The U.S. Supreme Court has ruled in favor of the employer in a closely watched donning and doffing case.
The high court ruled on January 27 that U.S. Steel Corp. did not have to pay a group of employees for time spent changing into and out of certain protective gear. In Sandifer v. U.S. Steel Corp., workers sued to be paid for time spent donning and doffing the gear even though the Fair Labor Standards Act (FLSA) says that time spent “changing clothes” at the beginning or end of each workday can be excluded from compensable time unless otherwise negotiated in a collective bargaining agreement.
The workers filing the lawsuit claimed the gear was personal protective equipment rather than clothing. But the Supreme Court ruled that the gear in question could largely be considered clothing, and therefore, they didn’t have to be paid for time spent putting it on and taking it off.
Twelve items were mentioned in the lawsuit: a flame-retardant jacket, a pair of pants, a hood, a hardhat, a “snood,” “wristlets,” work gloves, leggings, “metatarsal” boots, safety glasses, earplugs, and a respirator.

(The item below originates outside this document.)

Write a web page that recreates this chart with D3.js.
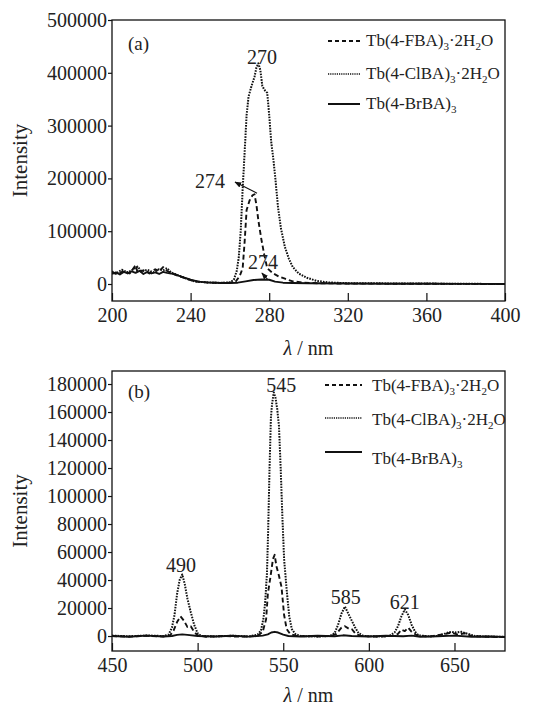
<!DOCTYPE html>
<html>
<head>
<meta charset="UTF-8">
<script src="https://d3js.org/d3.v7.min.js"></script>
<style>
  body { margin: 0; background: #fff; }
  svg text { font-family: "Liberation Serif", "Times New Roman", serif; fill: #222; }
</style>
</head>
<body>
<svg id="chart" width="535" height="706"></svg>
<script>
// ---------- data ----------
// panel (a): excitation spectra, [wavelength nm, intensity]
const aFBA = [[200,22000],[203,18000],[206,25000],[209,20000],[211,30000],[212,36000],[213,22000],[216,26000],[219,20000],[222,28000],[224,24000],[226,32000],[228,25000],[230,21000],[234,15000],[238,10000],[242,5000],[248,3000],[255,2000],[260,2500],[263,5000],[265,15000],[266.5,30000],[267.5,80000],[268.5,140000],[270,158000],[271.5,168000],[272.5,170000],[273.5,150000],[274.5,120000],[276,85000],[277.5,55000],[279,30000],[282,20000],[285,14000],[288,10000],[292,5000],[298,2500],[305,1500],[320,800],[360,400],[400,0]];
const aClBA = [[200,24000],[202,20000],[205,27000],[208,22000],[211,28000],[213,33000],[215,24000],[218,27000],[221,22000],[224,28000],[226,26000],[228,30000],[230,22000],[234,16000],[238,10000],[242,5000],[248,3000],[255,2000],[260,3000],[262,8000],[263.5,25000],[264.5,50000],[265.5,100000],[266.5,180000],[267.5,250000],[268.5,320000],[269.5,355000],[271,375000],[272.5,392000],[273.5,410000],[274.5,418000],[275.5,405000],[276.5,375000],[277.5,368000],[279,362000],[280,320000],[281,270000],[282,240000],[283,205000],[284.5,145000],[286,105000],[288,70000],[290,48000],[292,32000],[295,20000],[299,12000],[304,6000],[310,3000],[320,1500],[360,800],[400,0]];
const aBrBA = [[200,19000],[202,22000],[204,18000],[206,23000],[208,20000],[210,24000],[212,21000],[214,25000],[216,19000],[218,23000],[220,20000],[222,22000],[224,19000],[226,23000],[228,21000],[230,20000],[233,17000],[236,13000],[240,8000],[244,4500],[248,3000],[252,2500],[256,2000],[260,2000],[264,2500],[268,5000],[272,7500],[276,8500],[280,8000],[283,4500],[287,2500],[292,2000],[300,1500],[320,1000],[340,500],[360,500],[380,300],[400,0]];

// panel (b): emission spectra
const bFBA = [[450,0],[460,-400],[470,200],[480,-300],[484,500],[486,4000],[488,10000],[490,14000],[492,11000],[494,6500],[496,7000],[498,3000],[500,500],[505,-500],[515,0],[525,-500],[535,0],[538,3000],[540,12000],[541,30000],[542.5,42000],[544,55000],[545,58000],[546,50000],[547.5,43000],[549,35000],[550.5,15000],[552,5000],[554,1500],[558,0],[570,-300],[578,0],[581,1500],[584,6000],[586,7000],[588,5500],[590,5000],[592,2000],[595,0],[605,-400],[614,0],[617,1500],[619,4500],[621,3500],[623,6000],[625,3000],[628,500],[635,-500],[645,1500],[648,2500],[652,1000],[656,2000],[660,0],[670,-500],[680,-800]];
const bClBA = [[450,300],[460,-200],[470,400],[480,0],[483,1000],[485,6000],[486.5,15000],[488,30000],[489.5,40000],[491,44000],[492.5,37000],[494,27000],[496,17000],[498,8000],[500,2000],[502,0],[510,-300],[520,200],[530,-300],[535,1000],[537,4000],[538.5,13000],[539.5,25000],[540.5,45000],[541.2,76000],[542,120000],[542.8,156000],[543.5,166000],[544.5,174000],[545.5,170000],[546.5,162000],[547.5,150000],[548.5,120000],[549.5,85000],[550.5,55000],[552,33000],[553.5,14000],[555,5000],[557,1500],[560,0],[570,-300],[577,0],[580,2000],[582,8000],[584,16000],[586,21000],[588,16000],[590,11000],[592,6000],[594,2000],[597,0],[605,-300],[612,0],[615,2500],[617,7000],[619,14000],[621,19000],[623,15000],[625,8000],[627,3000],[629,500],[635,-200],[640,0],[645,2000],[648,3000],[651,2500],[654,3000],[658,1500],[662,0],[670,-400],[680,-500]];
const bBrBA = [[450,0],[460,-500],[470,300],[480,-300],[485,0],[488,800],[491,1200],[494,800],[500,0],[510,-300],[520,200],[530,-400],[538,300],[541,1200],[543,2500],[545,3000],[547,2500],[550,1000],[553,0],[560,-300],[570,200],[580,-200],[585,500],[590,0],[600,-300],[610,200],[620,-200],[625,300],[630,-500],[640,-200],[650,300],[660,-500],[670,-300],[680,-600]];

const aXTicks = [200, 240, 280, 320, 360, 400];
const aYTicks = [0, 100000, 200000, 300000, 400000, 500000];
const bXTicks = [450, 500, 550, 600, 650];
const bYTicks = [0, 20000, 40000, 60000, 80000, 100000, 120000, 140000, 160000, 180000];

// legend names split into [text, isSubscript]
const legendNames = [
  [["Tb(4-FBA)", false], ["3", true], ["·2H", false], ["2", true], ["O", false]],
  [["Tb(4-ClBA)", false], ["3", true], ["·2H", false], ["2", true], ["O", false]],
  [["Tb(4-BrBA)", false], ["3", true]]
];

// peak labels [wavelength, intensity, text]
const aPeakLabels = [[276.3, 430000, "270"], [249.9, 195000, "274"], [276.8, 41700, "274"]];
const bPeakLabels = [[548.9, 179300, "545"], [490.3, 50700, "490"], [586.5, 27900, "585"], [621, 24300, "621"]];
// arrows [fromWl, fromVal, toWl, toVal]
const aArrows = [[273.8, 172000, 262.6, 193000], [279.4, 7600, 276.3, 20800]];

// ---------- drawing ----------
const svg = d3.select("#chart");
svg.append("rect").attr("width", 535).attr("height", 706).attr("fill", "#fff");

svg.append("defs").append("marker")
  .attr("id", "arr")
  .attr("viewBox", "0 0 10 10")
  .attr("refX", 9).attr("refY", 5)
  .attr("markerWidth", 7).attr("markerHeight", 7)
  .attr("markerUnits", "userSpaceOnUse")
  .attr("orient", "auto")
  .append("path").attr("d", "M0,1 L10,5 L0,9 z").attr("fill", "#111");

const styles = [
  { dash: "5,3", width: 1.9 },     // FBA dashed
  { dash: "1.6,1.2", width: 2 },   // ClBA dotted
  { dash: null, width: 1.9 }       // BrBA solid
];

function drawPanel(cfg) {
  const x = d3.scaleLinear(cfg.xDomain, [cfg.left, cfg.right]);
  const y = d3.scaleLinear(cfg.yDomain, [cfg.bottom, cfg.top]);
  const g = svg.append("g");

  const clipId = "clip" + cfg.tag;
  g.append("clipPath").attr("id", clipId)
    .append("rect")
    .attr("x", cfg.left).attr("y", cfg.top)
    .attr("width", cfg.right - cfg.left).attr("height", cfg.bottom - cfg.top);

  // y axis, ticks outward
  const yAx = g.append("g")
    .attr("transform", `translate(${cfg.left},0)`)
    .call(d3.axisLeft(y).tickValues(cfg.yTicks).tickSize(4).tickPadding(1).tickFormat(d3.format("d")));
  yAx.select(".domain").remove();
  yAx.attr("font-family", null).attr("font-size", 20);
  yAx.selectAll("line").attr("stroke", "#111").attr("stroke-width", 1.2);

  // x axis, ticks inward
  const xAx = g.append("g")
    .attr("transform", `translate(0,${cfg.bottom})`)
    .call(d3.axisBottom(x).tickValues(cfg.xTicks).tickSize(-8).tickPadding(7));
  xAx.select(".domain").remove();
  xAx.attr("font-family", null).attr("font-size", 20);
  xAx.selectAll("line").attr("stroke", "#111").attr("stroke-width", 1.2);

  // frame
  g.append("rect")
    .attr("x", cfg.left).attr("y", cfg.top)
    .attr("width", cfg.right - cfg.left).attr("height", cfg.bottom - cfg.top)
    .attr("fill", "none").attr("stroke", "#111").attr("stroke-width", 1.3);

  // spectra
  const line = d3.line().x(d => x(d[0])).y(d => y(d[1]));
  g.append("g").attr("clip-path", `url(#${clipId})`)
    .selectAll("path").data(cfg.series).join("path")
    .attr("d", d => line(d))
    .attr("fill", "none")
    .attr("stroke", "#111")
    .attr("stroke-width", (d, i) => styles[i].width)
    .attr("stroke-dasharray", (d, i) => styles[i].dash)
    .attr("stroke-linejoin", "round");

  // axis titles
  g.append("text")
    .attr("transform", `translate(${cfg.yLabelX},${(cfg.top + cfg.bottom) / 2}) rotate(-90)`)
    .attr("text-anchor", "middle")
    .attr("font-size", 21)
    .text("Intensity");

  const xl = g.append("text")
    .attr("x", (cfg.left + cfg.right) / 2)
    .attr("y", cfg.xLabelY)
    .attr("text-anchor", "middle")
    .attr("font-size", 20);
  xl.append("tspan").attr("font-style", "italic").text("λ");
  xl.append("tspan").text(" / nm");

  // panel tag
  g.append("text")
    .attr("x", cfg.left + 16).attr("y", cfg.tagY)
    .attr("dy", "0.35em")
    .attr("font-size", 19)
    .text(cfg.tag === "a" ? "(a)" : "(b)");

  // peak labels
  g.selectAll(".peak").data(cfg.peaks).join("text")
    .attr("class", "peak")
    .attr("x", d => x(d[0])).attr("y", d => y(d[1]))
    .attr("dy", "0.35em")
    .attr("text-anchor", "middle")
    .attr("font-size", 20)
    .text(d => d[2]);

  g.selectAll(".arrow").data(cfg.arrows).join("line")
    .attr("class", "arrow")
    .attr("x1", d => x(d[0])).attr("y1", d => y(d[1]))
    .attr("x2", d => x(d[2])).attr("y2", d => y(d[3]))
    .attr("stroke", "#111").attr("stroke-width", 1.1)
    .attr("marker-end", "url(#arr)");

  // legend
  const leg = g.selectAll(".leg").data(legendNames).join("g").attr("class", "leg");
  leg.append("line")
    .attr("x1", cfg.legX1).attr("x2", cfg.legX2)
    .attr("y1", (d, i) => cfg.legLineY[i]).attr("y2", (d, i) => cfg.legLineY[i])
    .attr("stroke", "#111")
    .attr("stroke-width", (d, i) => i === 1 ? 1.3 : 2)
    .attr("stroke-dasharray", (d, i) => i === 0 ? "4,3" : (i === 1 ? "1.2,1" : null));
  const lt = leg.append("text")
    .attr("x", cfg.legTextX)
    .attr("y", (d, i) => cfg.legTextY[i])
    .attr("font-size", 17);
  lt.each(function(parts) {
    const t = d3.select(this);
    let shift = 0;
    parts.forEach(p => {
      const target = p[1] ? 4 : 0;
      t.append("tspan")
        .attr("font-size", p[1] ? 11 : null)
        .attr("dy", target - shift)
        .text(p[0]);
      shift = target;
    });
  });
}

drawPanel({
  tag: "a", left: 112, right: 505, top: 20, bottom: 301,
  xDomain: [200, 400], yDomain: [-32200, 500000],
  xTicks: aXTicks, yTicks: aYTicks,
  series: [aFBA, aClBA, aBrBA],
  peaks: aPeakLabels, arrows: aArrows,
  yLabelX: 27, xLabelY: 355, tagY: 43,
  legX1: 328, legX2: 360, legTextX: 366,
  legLineY: [41, 74, 104], legTextY: [46, 79, 109]
});

drawPanel({
  tag: "b", left: 112, right: 505, top: 371, bottom: 651,
  xDomain: [450, 679.5], yDomain: [-10700, 189300],
  xTicks: bXTicks, yTicks: bYTicks,
  series: [bFBA, bClBA, bBrBA],
  peaks: bPeakLabels, arrows: [],
  yLabelX: 27, xLabelY: 702, tagY: 391,
  legX1: 325, legX2: 362, legTextX: 372,
  legLineY: [385, 418, 452], legTextY: [391, 425, 464]
});
</script>
</body>
</html>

The court found that glasses, earplugs, and a respirator didn’t fit the definition of “clothes” for purposes of the FLSA, but the ruling referred to an earlier lower court ruling spelling out that time putting on safety glasses and earplugs “is minimal” and that respirators are “put on as needed at job locations.”
Following the ruling, a lawyer for the workers, Eric Schnapper, said the case isn’t the last word on the donning-doffing issue. A Reuters news agency report quoted him as saying, “The fighting will go on.” He said he expects litigation over cases involving different kinds of equipment in the meatpacking and poultry-processing industries.